Final, Computer Science P573


Perform a load/store analysis for a lower triangular solve, both for the single and multiple right-hand sides cases.


Single right-hand side case

The single right-hand side case is to solve
L*u = v
for the n × 1 vector u, where L is a lower triangular n × n matrix and v is a given n × 1 vector. Since L is lower triangular, it only requires storing (n*(n+1))/2 doubles, while u and v each require n doubles. That makes getting the minimal possible number of memory references easy.

One pseudo-code algorithm for solving such a lower triangular system is



    for k = 1:n
        u(k) = v(k)
        for i = 1:k-1
            u(k) = u(k) - L(k,i)*u(i)
        end for
        u(k) = u(k)/L(k,k)
    end for


and that can be used to get the count of flops. From there, finding the memory reference to flop ratio and its asymptotic value is easy. Do so, then answer the following:

  1. A lower triangular solve with one right-hand side is a level-2 BLAS operation (why?). So how does it compare to the other two such creatures you've seen so far, matrix-vector multiply and rank-1 update? "Compare" means in terms of which should run faster/slower.
  2. The algorithm above can actually be done using one array for both u and v, which is the way it usually is done. Does using overwriting this way change the load/store analysis?
  3. What level-1 BLAS operation is implemented by the innermost loop in the code above? Does the load/store analysis imply that implementing it as a sequence of those level-1 BLAS operations is near-optimal, or that there is a better way?
  4. The inner and outer loops can be interchanged in the algorithm give above, provided the division by diagonal elements L(k,k) is handled properly. In that case, what vector operation does the innermost loop consist of?


Multiple right-hand side case

The major use (in terms of computational time and work) for triangular solves is where the vectors u and v are replaced by general n × p matrices U and V, where generally pn.

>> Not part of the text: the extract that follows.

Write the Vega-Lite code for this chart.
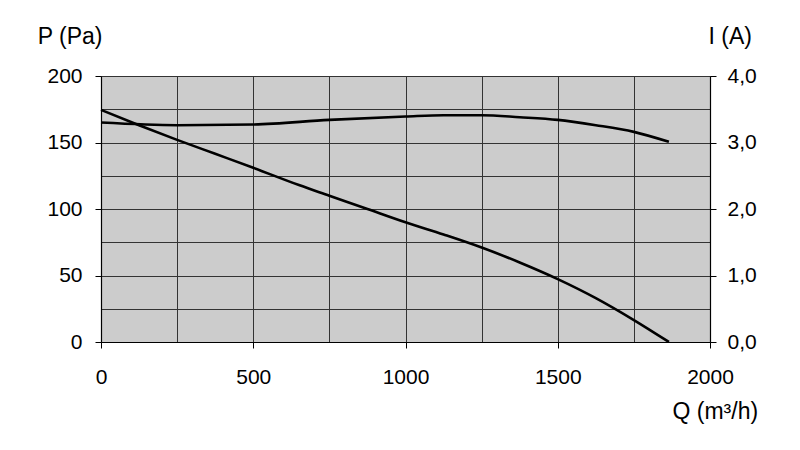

Sometimes this is also called the block triangular solve.

An algorithm for doing this is to just do the single-right hand side case p times, one for each column of V. So this means invoking the pseudo-code above for j = 1:p, and solve

L*uj = vj
where uj is the j-th column of U and vj is the j-th column of V. At least doing so is suitable for getting a flop count for the multiple right-hand side version of triangular solve, so ... do that.
  1. What level of BLAS is this operation?
  2. What is the load-store ratio for the multiple right-hand side triangular solve? Keep in mind that we are assuming pn, so for the asymptotic case letting n → ∞ suffices to also drive p → ∞.
  3. What does this imply about the performance of the multiple right-hand side lower triangular solve?
  4. What does your load/store analysis imply about implementing the multiple right-hand side version as indicated above, as a sequence of single right-hand side solves?


More!

At this point you should be able to make some tentative conjectures (or leaps of faith) about the following:
  1. What if anything about the load/store analysis changes for solving an upper triangular system U*x = y? What about a multiple right-hand side upper triangular system?
  2. In LU factorization for solving a linear system of equations, the lower triangular matrix L will be "unit lower triangular", meaning the diagonal elements are all 1.0. In that case they are not stored explicitly and are never referenced. That reduces the amount of memory needed both theoretically and in practice. Does that change the asymptotic load/store analysis results?
For this last set, make an educated guess by taking a step back and considering what your previous computation of memory references and flops for triangular solves showed. You should be able to carry out the details, but it's a good idea to be able to be able to form an idea of what those details should show in advance.

Notes


Handin

Don't waste time trying to type in and format your answers MS Word, Latex, Lotus Notes, or Incan quipu. It's OK if you have lots of time and just want to learn how to typeset math in Latex (or tie knots in llama wool strings), but unless that's something you need to do for research papers or a dissertation, it's a waste of your time. You can just hand write it and then hand it to me, or put into my mailbox on the first floor of Luddy Hall, or send it by campus mail.

As always, if you work with or talks to someone other than me about this, just make a note of it on your handin.